You are viewing a plain text version of this content. The canonical link for it is here.

Posted to user@drill.apache.org by Ivan Kovacevic <iv...@gmail.com> on 2017/04/26 14:12:42 UTC

Apache Drill Query Planning Performance

Dear Sir or Madam,

I would like to ask a question regarding query planning, since I am writing
a chapter about Apache Drill in my master thesis.
My DrillBit is installed within a Cloudera VM, and there is a separate VM
with MongoDb installed.
At the time of writing, I'm performing analysis on the yelp academic
dataset contained in Hive tables, and joining it with separate data in
MongoDb.
When running queries, I have noticed that there is a significant difference
in the duration of the first planning phase of a query and the following
planning phases of the same query, e.g.:

SELECT COUNT(*) FROM `hive.yelp_academic_dataset`.review_impala;

   - The first time the query is run:
      - PLANNING:* 30.230 sec*
      - EXECUTION: 27.968 sec
      - [image: Ugrađena slika 1]
      - [image: Ugrađena slika 2]
      - The next time the same query is run (given that other queries are
   not run in the meantime)
      - PLANNING: *0.087 sec*
      - EXECUTION: 34.682 sec
      - [image: Ugrađena slika 3]
      - [image: Ugrađena slika 4]


The reason I find it rather odd is that if another query runs in the
meantime, the next time the first query is re-run, it will again take a
long time to finish the query planning phase.
What causes such difference in the query planning phase duration?
I'm looking forward to Your answer.

Best Regards,
Ivan Kovačević

Re: Apache Drill Query Planning Performance

Posted by Jinfeng Ni <jn...@apache.org>.

Try to increase config `hive.metastore.cache-ttl-seconds`. The default
is 60 seconds.  I guess the reason you saw long planning time after
another query is probably the cache from the first run expired.

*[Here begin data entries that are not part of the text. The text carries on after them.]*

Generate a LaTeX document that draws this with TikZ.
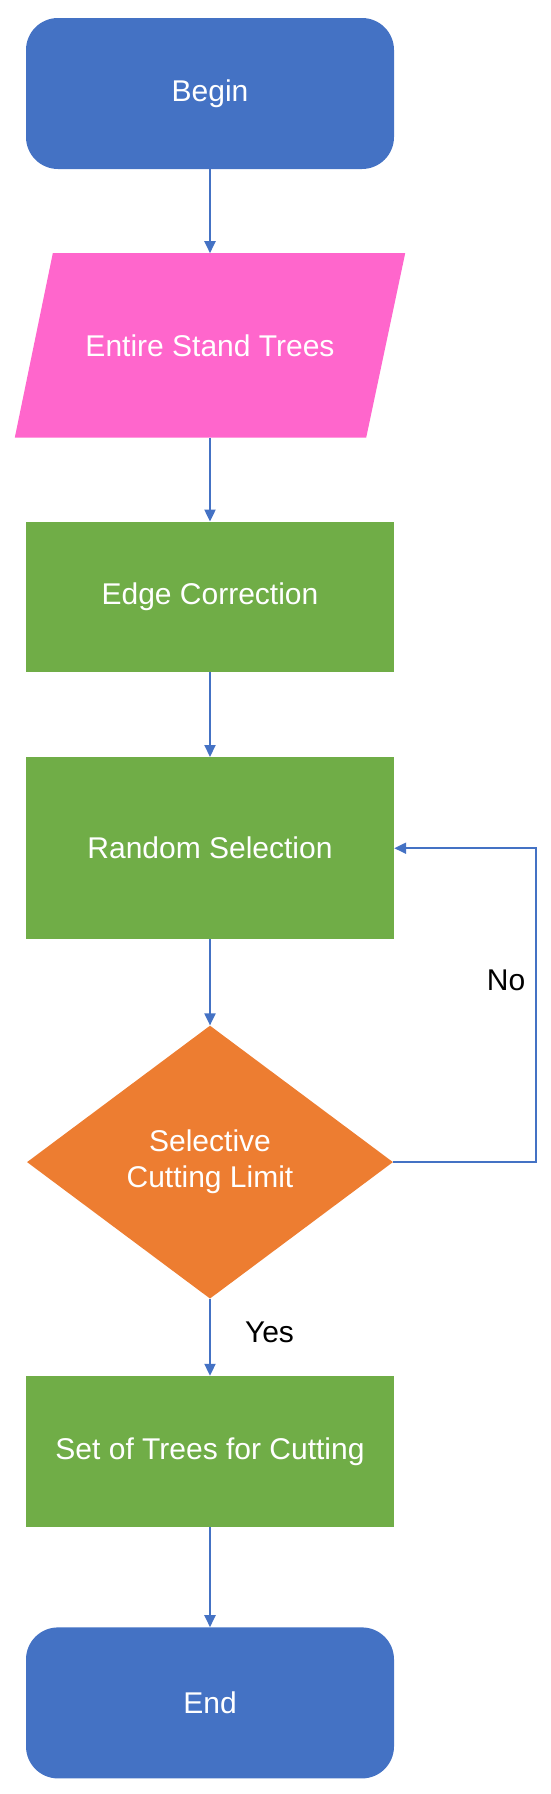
\documentclass[tikz,border=0pt]{standalone}
\usepackage{fontspec}
\setmainfont{Liberation Sans}
\usetikzlibrary{arrows.meta,positioning,shapes.geometric,backgrounds}

\definecolor{termblue}{HTML}{4472C4}
\definecolor{inpink}{HTML}{FF66CC}
\definecolor{procgreen}{HTML}{70AD47}
\definecolor{decorange}{HTML}{ED7D31}

\begin{document}
\begin{tikzpicture}[
      x=1pt, y=-1pt,
      font=\fontsize{30}{36}\selectfont,
      term/.style={fill=termblue, text=white, rounded corners=32pt,
                   minimum width=368pt, minimum height=151pt, align=center},
      inbox/.style={text=white, minimum width=390pt,
                    minimum height=184pt, align=center},
      proc/.style={fill=procgreen, text=white, minimum width=368pt,
                   minimum height=150pt, align=center},
      dec/.style={diamond, fill=decorange, text=white, minimum width=366pt,
                  minimum height=273pt, inner sep=0pt, align=center},
      lbl/.style={text=black, inner sep=0pt},
      arr/.style={-{Triangle[length=12pt, width=11pt]}, line width=2pt, draw=termblue}
    ]
    \useasboundingbox (0,0) rectangle (550,1794);

    \node[term] (begin) at (210,93.5) {Begin};
    \node[inbox, below=84pt of begin] (trees) {Entire Stand Trees};
    \node[proc, below=84pt of trees] (edge) {Edge Correction};
    \node[proc, below=85pt of edge, minimum height=182pt] (rand) {Random Selection};
    \node[dec, below=86pt of rand] (limit) {Selective\\Cutting Limit};
    \node[proc, below=77pt of limit, minimum height=151pt] (cut) {Set of Trees for Cutting};
    \node[term, below=100pt of cut] (end) {End};

    % input parallelogram
    \begin{scope}[on background layer]
      \fill[inpink] ([xshift=38pt]trees.north west) -- (trees.north east)
        -- ([xshift=-39pt]trees.south east) -- (trees.south west) -- cycle;
    \end{scope}

    \draw[arr] (begin) -- (trees);
    \draw[arr] (trees) -- (edge);
    \draw[arr] (edge) -- (rand);
    \draw[arr] (rand) -- (limit);
    \draw[arr] (limit) -- node[lbl, right=34pt, pos=0.43] {Yes} (cut);
    \draw[arr] (limit.east) -- ++(143,0) |- node[lbl, left=10pt, pos=0.29] {No} (rand.east);
    \draw[arr] (cut) -- (end);
  \end{tikzpicture}
\end{document}
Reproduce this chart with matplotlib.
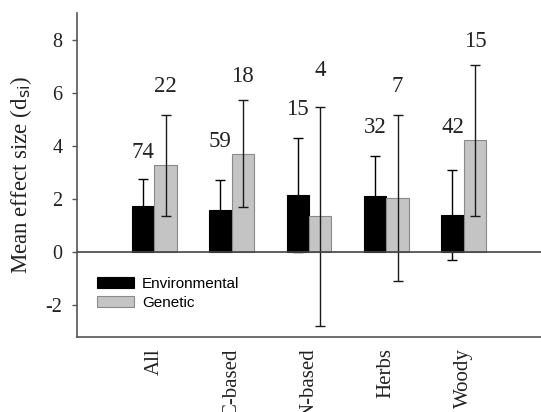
import matplotlib
matplotlib.use("Agg")
import matplotlib.pyplot as plt
import numpy as np

categories = ["All", "C-based", "N-based", "Herbs", "Woody"]
env_mean = [1.75, 1.60, 2.15, 2.12, 1.40]
env_err = [1.00, 1.10, 2.15, 1.50, 1.69]
gen_mean = [3.27, 3.70, 1.34, 2.03, 4.20]
gen_err = [1.90, 2.01, 4.13, 3.12, 2.86]
env_n = ["74", "59", "15", "32", "42"]
gen_n = ["22", "18", "4", "7", "15"]
env_label_y = [3.73, 4.18, 5.38, 4.69, 4.69]
gen_label_y = [6.24, 6.60, 6.82, 6.24, 7.93]
yticks = [-2, 0, 2, 4, 6, 8]

fig = plt.figure(figsize=(5.41, 4.12), dpi=100)
ax = fig.add_axes([77/541, 1-337/412, 1-77/541, (337-13)/412])

x = np.arange(len(categories))
w = 0.29
serif = "Liberation Serif"

ax.bar(x - w/2, env_mean, w, color="black", edgecolor="black", linewidth=0.8,
       yerr=env_err, error_kw=dict(ecolor="black", elinewidth=1.0, capsize=3.5, capthick=1.0),
       label="Environmental", zorder=2)
ax.bar(x + w/2, gen_mean, w, color="#c4c4c4", edgecolor="#8a8a8a", linewidth=0.8,
       yerr=gen_err, error_kw=dict(ecolor="#1a1a1a", elinewidth=1.0, capsize=3.5, capthick=1.0),
       label="Genetic", zorder=2)

for i in range(len(categories)):
    ax.text(x[i] - w/2, env_label_y[i], env_n[i], ha="center", va="center",
            fontsize=16.5, family=serif, color="#222222")
    ax.text(x[i] + w/2, gen_label_y[i], gen_n[i], ha="center", va="center",
            fontsize=16.5, family=serif, color="#222222")

ax.axhline(0, color="#444444", lw=1.2, zorder=3)
ax.set_xlim(-1, 5)
ax.set_ylim(-3.2, 9.0)
ax.set_yticks(yticks)
ax.set_yticklabels([str(t) for t in yticks], family=serif, fontsize=14.5, color="#222222")
ax.set_xticks(x)
ax.set_xticklabels(categories, rotation=90, family=serif, fontsize=15, color="#222222", va="top")
ax.tick_params(axis="x", length=0, pad=8)
ax.tick_params(axis="y", length=3.5, width=1, color="#555555", pad=7, direction="out")

for s in ["top", "right"]:
    ax.spines[s].set_visible(False)
for s in ["left", "bottom"]:
    ax.spines[s].set_color("#555555")
    ax.spines[s].set_linewidth(1.2)

ax.set_ylabel(r"Mean effect size (d$_{\mathrm{si}}$)", family=serif, fontsize=16.5, color="#222222")
ax.yaxis.set_label_coords(-0.093, 0.5)

leg = ax.legend(loc="upper left", bbox_to_anchor=(97/541, 1-277/412), bbox_transform=fig.transFigure,
                frameon=False, prop=dict(family="Liberation Sans", size=11),
                handlelength=2.45, handleheight=0.75, handletextpad=0.5, labelspacing=0.3,
                borderpad=0, borderaxespad=0)

fig.savefig("out.png", dpi=100)
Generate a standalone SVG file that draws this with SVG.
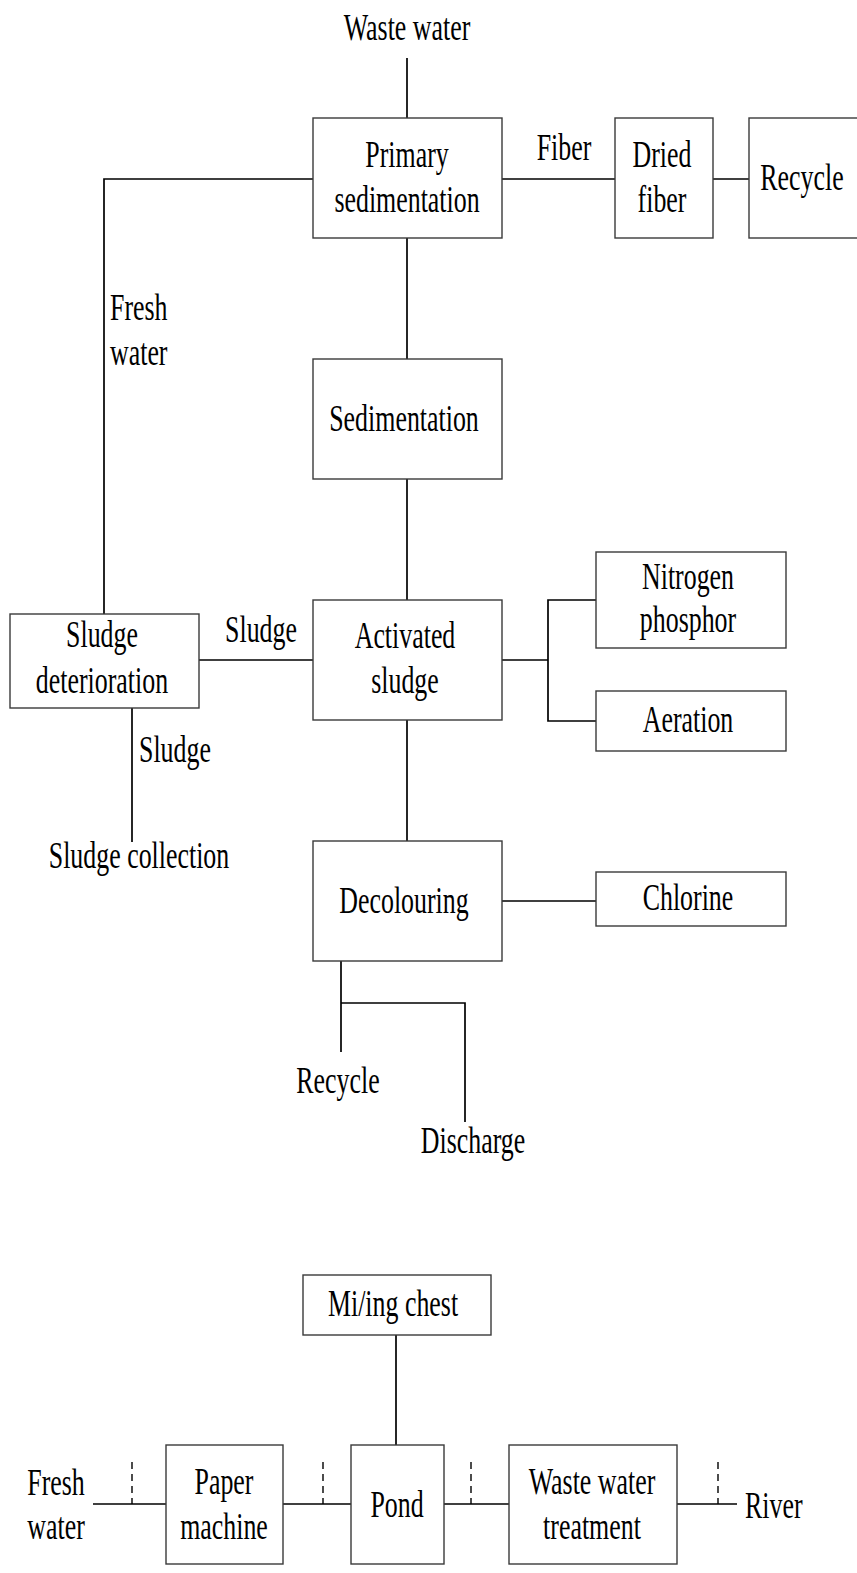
<svg xmlns="http://www.w3.org/2000/svg" width="857" height="1573" viewBox="0 0 857 1573">
  <style>
    .box { fill: #ffffff; stroke: #3a3a3a; stroke-width: 1.4; }
    .wire { fill: none; stroke: #000000; stroke-width: 1.7; }
    .tick { fill: none; stroke: #000000; stroke-width: 1.4; stroke-dasharray: 7 5; }
    text { font-family: "Liberation Serif", "Times New Roman", serif; font-size: 37px; fill: #000000; }
    .c { text-anchor: middle; }
    .s { text-anchor: start; }
  </style>

  <!-- connectors -->
  <g id="connectors">
    <!-- main treatment line -->
    <line class="wire" x1="407" y1="58" x2="407" y2="118"/>
    <line class="wire" x1="407" y1="238" x2="407" y2="359"/>
    <line class="wire" x1="407" y1="479" x2="407" y2="600"/>
    <line class="wire" x1="407" y1="720" x2="407" y2="841"/>
    <!-- fiber recovery -->
    <line class="wire" x1="502" y1="179" x2="615" y2="179"/>
    <line class="wire" x1="713" y1="179" x2="749" y2="179"/>
    <!-- fresh water return -->
    <polyline class="wire" points="313,179 104,179 104,614"/>
    <!-- sludge -->
    <line class="wire" x1="199" y1="660" x2="313" y2="660"/>
    <line class="wire" x1="132" y1="708" x2="132" y2="842"/>
    <!-- nutrient / aeration branch -->
    <line class="wire" x1="502" y1="660" x2="548" y2="660"/>
    <polyline class="wire" points="596,600 548,600 548,721 596,721"/>
    <!-- chlorine -->
    <line class="wire" x1="502" y1="901" x2="596" y2="901"/>
    <!-- outlet split -->
    <line class="wire" x1="341" y1="961" x2="341" y2="1052"/>
    <polyline class="wire" points="341,1003 465,1003 465,1122"/>

    <!-- lower water circuit -->
    <line class="wire" x1="396" y1="1335" x2="396" y2="1445"/>
    <line class="wire" x1="93" y1="1504" x2="166" y2="1504"/>
    <line class="wire" x1="283" y1="1504" x2="351" y2="1504"/>
    <line class="wire" x1="444" y1="1504" x2="509" y2="1504"/>
    <line class="wire" x1="677" y1="1504" x2="737" y2="1504"/>
    <line class="tick" x1="132" y1="1462" x2="132" y2="1504"/>
    <line class="tick" x1="323" y1="1462" x2="323" y2="1504"/>
    <line class="tick" x1="471" y1="1462" x2="471" y2="1504"/>
    <line class="tick" x1="718" y1="1462" x2="718" y2="1504"/>
  </g>

  <!-- free labels -->
  <g id="labels">
    <text class="c" transform="translate(407,40) scale(0.7,1)">Waste water</text>
    <text class="c" transform="translate(564,160) scale(0.7,1)">Fiber</text>
    <text class="s" transform="translate(110,320) scale(0.7,1)">Fresh</text>
    <text class="s" transform="translate(110,365) scale(0.7,1)">water</text>
    <text class="c" transform="translate(261,642) scale(0.7,1)">Sludge</text>
    <text class="s" transform="translate(139,762) scale(0.7,1)">Sludge</text>
    <text class="c" transform="translate(139,868) scale(0.7,1)">Sludge collection</text>
    <text class="c" transform="translate(338,1093) scale(0.7,1)">Recycle</text>
    <text class="c" transform="translate(473,1153) scale(0.7,1)">Discharge</text>
    <text class="c" transform="translate(56,1495) scale(0.7,1)">Fresh</text>
    <text class="c" transform="translate(56,1539) scale(0.7,1)">water</text>
    <text class="s" transform="translate(745,1518) scale(0.7,1)">River</text>
  </g>

  <g id="primary-sedimentation">
    <rect class="box" x="313" y="118" width="189" height="120"/>
    <text class="c" transform="translate(407,167) scale(0.7,1)">Primary</text>
    <text class="c" transform="translate(407,212) scale(0.7,1)">sedimentation</text>
  </g>

  <g id="dried-fiber">
    <rect class="box" x="615" y="118" width="98" height="120"/>
    <text class="c" transform="translate(662,167) scale(0.7,1)">Dried</text>
    <text class="c" transform="translate(662,212) scale(0.7,1)">fiber</text>
  </g>

  <g id="recycle-fiber">
    <rect class="box" x="749" y="118" width="120" height="120"/>
    <text class="c" transform="translate(802,190) scale(0.7,1)">Recycle</text>
  </g>

  <g id="sedimentation">
    <rect class="box" x="313" y="359" width="189" height="120"/>
    <text class="c" transform="translate(404,431) scale(0.7,1)">Sedimentation</text>
  </g>

  <g id="activated-sludge">
    <rect class="box" x="313" y="600" width="189" height="120"/>
    <text class="c" transform="translate(405,648) scale(0.7,1)">Activated</text>
    <text class="c" transform="translate(405,693) scale(0.7,1)">sludge</text>
  </g>

  <g id="sludge-deterioration">
    <rect class="box" x="10" y="614" width="189" height="94"/>
    <text class="c" transform="translate(102,647) scale(0.7,1)">Sludge</text>
    <text class="c" transform="translate(102,693) scale(0.7,1)">deterioration</text>
  </g>

  <g id="nitrogen-phosphor">
    <rect class="box" x="596" y="552" width="190" height="96"/>
    <text class="c" transform="translate(688,589) scale(0.7,1)">Nitrogen</text>
    <text class="c" transform="translate(688,632) scale(0.7,1)">phosphor</text>
  </g>

  <g id="aeration">
    <rect class="box" x="596" y="691" width="190" height="60"/>
    <text class="c" transform="translate(688,732) scale(0.7,1)">Aeration</text>
  </g>

  <g id="decolouring">
    <rect class="box" x="313" y="841" width="189" height="120"/>
    <text class="c" transform="translate(404,913) scale(0.7,1)">Decolouring</text>
  </g>

  <g id="chlorine">
    <rect class="box" x="596" y="872" width="190" height="54"/>
    <text class="c" transform="translate(688,910) scale(0.7,1)">Chlorine</text>
  </g>

  <g id="mixing-chest">
    <rect class="box" x="303" y="1275" width="188" height="60"/>
    <text class="c" transform="translate(393,1316) scale(0.7,1)">Mi/ing chest</text>
  </g>

  <g id="paper-machine">
    <rect class="box" x="166" y="1445" width="117" height="119"/>
    <text class="c" transform="translate(224,1494) scale(0.7,1)">Paper</text>
    <text class="c" transform="translate(224,1539) scale(0.7,1)">machine</text>
  </g>

  <g id="pond">
    <rect class="box" x="351" y="1445" width="93" height="119"/>
    <text class="c" transform="translate(397,1517) scale(0.7,1)">Pond</text>
  </g>

  <g id="waste-water-treatment">
    <rect class="box" x="509" y="1445" width="168" height="119"/>
    <text class="c" transform="translate(592,1494) scale(0.7,1)">Waste water</text>
    <text class="c" transform="translate(592,1539) scale(0.7,1)">treatment</text>
  </g>
</svg>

1. https://drill.apache.org/docs/hive-metadata-caching/

On Wed, Apr 26, 2017 at 3:47 PM, rahul challapalli
<ch...@gmail.com> wrote:
> If your hive metastore contains a lot of metadata (many databases, tables,
> columns etc), then drill might spend a significant time in fetching the
> metadata the first time. It caches the metadata, so subsequent runs should
> be faster. The fact that other queries are run in-between the first and
> second run of your query does not invalidate the cached metadata. Its not
> clear from what you mentioned whether the second run's planning time is as
> long as the first run when you run some other queries in the middle. If so
> there is something else going on.
>
> Also, if you have attached any images (or files), they will be filtered
> out. If you want to share something (logs, profiles etc), then go ahead and
> raise a jira with all the information you have.
>
> - Rahul
>
> On Wed, Apr 26, 2017 at 7:12 AM, Ivan Kovacevic <iv...@gmail.com>
> wrote:
>
>> Dear Sir or Madam,
>>
>> I would like to ask a question regarding query planning, since I am
>> writing a chapter about Apache Drill in my master thesis.
>> My DrillBit is installed within a Cloudera VM, and there is a separate VM
>> with MongoDb installed.
>> At the time of writing, I'm performing analysis on the yelp academic
>> dataset contained in Hive tables, and joining it with separate data in
>> MongoDb.
>> When running queries, I have noticed that there is a significant
>> difference in the duration of the first planning phase of a query and the
>> following planning phases of the same query, e.g.:
>>
>> SELECT COUNT(*) FROM `hive.yelp_academic_dataset`.review_impala;
>>
>>    - The first time the query is run:
>>       - PLANNING:* 30.230 sec*
>>       - EXECUTION: 27.968 sec
>>       - [image: Ugrađena slika 1]
>>       - [image: Ugrađena slika 2]
>>       - The next time the same query is run (given that other queries are
>>    not run in the meantime)
>>       - PLANNING: *0.087 sec*
>>       - EXECUTION: 34.682 sec
>>       - [image: Ugrađena slika 3]
>>       - [image: Ugrađena slika 4]
>>
>>
>> The reason I find it rather odd is that if another query runs in the
>> meantime, the next time the first query is re-run, it will again take a
>> long time to finish the query planning phase.
>> What causes such difference in the query planning phase duration?
>> I'm looking forward to Your answer.
>>
>> Best Regards,
>> Ivan Kovačević
>>

Re: Apache Drill Query Planning Performance

Posted by rahul challapalli <ch...@gmail.com>.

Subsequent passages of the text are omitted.